Background to the Quill Lakes controversy
The Quill Lakes area of Saskatchewan contains three lakes: Big Quill Lake, Mud Lake and Little Quill Lake. High rainfall and surface runoff created by excess stormwater have contributed to the merging the lakes in some instances. The water level in the lakes has been observed to be rising and in October 2017 approximately 60,000 acres of land were flooded.
In 2017, the Quill Lakes Watershed Association (QLWA) proposed to construct a drainage diversion channel, called the Common Ground Drainage Diversion Project, which would redirect surface water from Kutawagan Lake and Pel Lake towards Last Mountain Lake. The proposed channel would have been about 25 km long, 1 m wide (bottom width) and would have had a side slope ratio of 3:1 (approximately 18.46˚ angle). The estimated amount of water diverted, according to QLWA, would have been 7,000,000 m3.
The Saskatchewan Minister of Environment concluded that no assessment would be required since the proposed project did not meet the criteria triggering an environmental impact assessment under Saskatchewan’s Environmental Assessment Act.
In response, in late 2017, the Saskatchewan Alliance for Water Sustainability (SAWS) and Saskatchewan Environmental Society (SES) petitioned Environment and Climate Change Canada to conduct a federal environmental assessment of the project’s potential damages.
In January 2018, in further response, Pasqua First Nation sought an application for judicial review against the decision to exempt the project from a provincial environmental assessment, arguing that they had not been adequately consulted prior to this decision. Pasqua also sought an injunction against the project.
QLWA ultimately dropped the project that same month, stating that it missed the deadline for construction in the spring. The QLWA stated it would continue to work on a solution and will comply with all necessary regulatory steps.
Saskatchewan’s freedom of information regime and its importance to environmental groups
The Freedom of Information and Protection of Privacy Act (FOIP) and The Local Authority Freedom of Information and Protection of Privacy Act (LA FOIP) allow any person to access records in the possession or under the control of a government institution or local authority in Saskatchewan and it sets out privacy rules for how local authorities as well as government institutions may use, obtain and release personal information. Once a request has been submitted to the relevant institution, it has 30 days to provide an answer.
FOIP and LA FOIP are important for environmental groups as these statutes allow groups to request and obtain crucial information about projects and developments that could potentially damage ecosystems. They allow environmental groups to ensure that due diligence is performed by government agencies and companies in order to preserve Canadian ecosystems.

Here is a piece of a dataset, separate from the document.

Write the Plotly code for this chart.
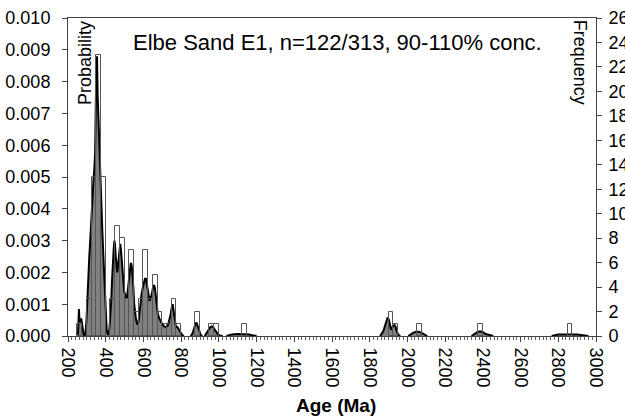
import plotly.graph_objects as go

# ---------------- data ----------------
# histogram (25 Ma bins): left edge of bin and count
bin_left = [250, 300, 325, 350, 375, 425, 450, 475, 500, 525, 550, 575, 600, 625, 650,
            675, 700, 725, 750, 775, 875, 950, 975, 1125, 1900, 1925, 2050, 2375, 2850]
bin_count = [1, 3, 13, 23, 13, 3, 9, 8, 3, 7, 2, 3, 7, 3, 5,
             2, 1, 1, 3, 1, 2, 1, 1, 1, 2, 1, 1, 1, 1]
bin_width = 25

# probability density curve; None separates segments
curve_age = [250, 253, 256, 258, 260, 263, 267, 270, 274, 278, 283, 288, 293, 298, 302, 308, 313, 317,
             322, 329, 335, 340, 344, 348, 351, 354, 357, 361, 364, 367, 370, 374, 378, 382, 387,
             392, 396, 400, 405, 412, 417, 422, 426, 430, 434, 438, 442, 446, 449, 453, 457, 461,
             465, 469, 473, 477, 481, 485, 489, 493, 498, 503, 508, 513, 518, 523, 528, 533, 538,
             543, 547, 551, 556, 561, 566, 570, 575, 580, 585, 590, 596, 602, 608, 613, 618, 623,
             628, 633, 638, 644, 650, 656, 661, 666, 671, 676, 684, 692, 700, 710, 720, 730, 738,
             745, 750, 755, 760, 765, 772, 780, 788, 795, 805, 815, None,
             850, 858, 864, 870, 877, 883, 889, 896, 903, 912, None,
             925, 935, 945, 955, 962, 970, 978, 986, 995, 1005, 1020, None,
             1040, 1050, 1070, 1100, 1130, 1160, 1180, 1200, None,
             1855, 1862, 1872, 1880, 1888, 1895, 1902, 1908, 1913, 1918, 1925, 1932, 1938, 1945,
             1952, 1962, None,
             2005, 2015, 2030, 2045, 2060, 2075, 2090, 2105, None,
             2340, 2355, 2370, 2385, 2400, 2415, 2440, 2455, None,
             2765, 2780, 2800, 2900, 2940, 2960]
curve_prob = [0, 0.0001, 0.0005, 0.00085, 0.0006, 0.00045, 0.0005, 0.00055, 0.0004, 0.0002, 0.00005,
              0, 0.0001, 0.0005, 0.0012, 0.0019, 0.0025, 0.0029, 0.0036, 0.0043, 0.0049, 0.0053,
              0.0058, 0.0075, 0.0087, 0.0088, 0.0076, 0.0068, 0.0064, 0.0058, 0.0051, 0.0045,
              0.0039, 0.0033, 0.0026, 0.0018, 0.0011, 0.0006, 0.0002, 0.00003, 0.0001, 0.0004,
              0.0007, 0.0012, 0.0018, 0.0024, 0.0027, 0.0030, 0.0029, 0.0025, 0.0022, 0.0020,
              0.0022, 0.0025, 0.0028, 0.0029, 0.0027, 0.0024, 0.0020, 0.0017, 0.0014, 0.0013,
              0.0012, 0.0012, 0.0015, 0.0019, 0.0022, 0.0023, 0.0022, 0.0019, 0.0015, 0.0010,
              0.0007, 0.0005, 0.0004, 0.00035, 0.0005, 0.0008, 0.0011, 0.0013, 0.0015, 0.0017,
              0.0018, 0.0018, 0.0016, 0.0014, 0.0012, 0.0011, 0.0012, 0.0013, 0.0015, 0.0016,
              0.0015, 0.0012, 0.0009, 0.0007, 0.00055, 0.00045, 0.00038, 0.0003, 0.00028, 0.00033,
              0.0005, 0.0007, 0.0009, 0.0010, 0.0008, 0.0005, 0.0003, 0.00028, 0.0002, 0.0001,
              0.00003, 0, None,
              0, 0.00005, 0.00015, 0.0003, 0.0004, 0.0004, 0.0003, 0.00015, 0.00004, 0, None,
              0, 0.0001, 0.0002, 0.00028, 0.0003, 0.00028, 0.0002, 0.00012, 0.00005, 0.00002, 0, None,
              0, 0.00002, 0.00005, 0.00006, 0.00006, 0.00005, 0.00002, 0, None,
              0, 0.00005, 0.00015, 0.0003, 0.0005, 0.00058, 0.0005, 0.0003, 0.0002, 0.00025,
              0.00033, 0.00034, 0.00028, 0.00012, 0.00004, 0, None,
              0, 0.00005, 0.0001, 0.00013, 0.00013, 0.0001, 0.00004, 0, None,
              0, 0.00006, 0.00012, 0.00015, 0.00012, 0.00006, 0.00001, 0, None,
              0, 0.00003, 0.00005, 0.00005, 0.00003, 0]

x_ticks = list(range(200, 3001, 200))
title_text = "Elbe Sand E1, n=122/313, 90-110% conc."

FONT = "Liberation Sans, Arial, sans-serif"
AX = "#444444"

bin_center = [b + bin_width / 2 for b in bin_left]

fig = go.Figure()
fig.add_trace(go.Scatter(
    x=curve_age, y=curve_prob, mode="lines", fill="tozeroy",
    fillcolor="#808080", line=dict(color="black", width=2),
    connectgaps=False, yaxis="y", hoverinfo="skip", showlegend=False))
fig.add_trace(go.Bar(
    x=bin_center, y=bin_count, width=bin_width, yaxis="y2",
    marker=dict(color="rgba(0,0,0,0)", line=dict(color="#555555", width=1)),
    showlegend=False))

fig.update_layout(
    width=625, height=419,
    margin=dict(l=68, r=29, t=18, b=83),
    paper_bgcolor="white", plot_bgcolor="white",
    font=dict(family=FONT, size=18, color="black"),
    bargap=0,
    xaxis=dict(range=[200, 3000], tickvals=x_ticks, tickangle=90, automargin=False,
               ticks="outside", ticklen=5, tickcolor=AX, showline=True, linecolor=AX,
               linewidth=1, mirror=True, showgrid=False, zeroline=False,
               minor=dict(dtick=20, tick0=200, ticks="outside", ticklen=3, tickcolor="#666666"),
               tickfont=dict(size=18), ticklabelstandoff=2),
    yaxis=dict(range=[0, 0.010], dtick=0.001, tickformat=".3f", ticks="outside",
               automargin=False,
               ticklen=5, tickcolor=AX, showline=True, linecolor=AX, linewidth=1,
               showgrid=False, zeroline=False, tickfont=dict(size=18), ticklabelstandoff=8),
    yaxis2=dict(range=[0, 26], dtick=2, overlaying="y", side="right", ticks="outside",
                automargin=False,
                ticklen=5, tickcolor=AX, showline=True, linecolor=AX, linewidth=1,
                showgrid=False, zeroline=False, tickfont=dict(size=18), ticklabelstandoff=3),
    annotations=[
        dict(text=title_text, xref="paper", yref="paper", x=0.511, y=0.9245,
             showarrow=False, font=dict(size=22), xanchor="center", yanchor="middle"),
        dict(text="Probability", xref="paper", yref="paper", x=0.032, y=0.858,
             showarrow=False, textangle=-90, font=dict(size=18),
             xanchor="center", yanchor="middle"),
        dict(text="Frequency", xref="paper", yref="paper", x=0.970, y=0.862,
             showarrow=False, textangle=90, font=dict(size=18),
             xanchor="center", yanchor="middle"),
        dict(text="<b>Age (Ma)</b>", xref="paper", yref="paper", x=0.508, y=-0.22,
             showarrow=False, font=dict(size=19), xanchor="center", yanchor="middle"),
    ],
)

fig.write_html("out.html")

Request for information unsuccessful
On November 1, 2017, Jeff Olson, on behalf of SAWS, requested information about the Common Ground Drainage Diversion Project from QLWA pursuant to provincial freedom of information legislation. Part of the information he sought was the records of the project discussions held between QLWA and the Government of Saskatchewan Working Group at meetings between April 2017 and July 2017. Since Mr. Olson did not receive an answer from QLWA, he submitted a request for review to the IPC. On January 26, 2018, the IPC found that it did not have any jurisdiction to undertake a review of the QLWA as it did not qualify as a government institution or local authority under either FOIP or LA FOIP. The IPC recommended that the Minister in charge for the Saskatchewan Water Security Agency ask for a legislative amendment to include watershed associations as local authorities pursuant to LA FOIP.
If legislative amendments are made to include watershed associations as local authorities under LA FOIP as requested, environmental groups such as SAWS and SES might be able to request more transparency from QLWA with respect to future diversion proposals. This might reduce the potential for further controversy between environmental groups, First Nations, QLWA, and government agencies.
Furthermore, freedom of information requests might bring more transparency to why particular discretionary decisions are being made under environmental legislation. According to media reports, the communications obtained by Mr. Olson with respect to project discussions between QLWA and the Government of Saskatchewan Working Group depicted a “cozy” relationship between QLWA and the Minister of Environment and the Water Security Agency. They shed a different light on the approval of the proposed 25 km water diversion initially obtained and raised questions about the effectiveness of applicable environmental assessment legislation. In bringing light to such controversies, freedom of information legislation plays a crucial role.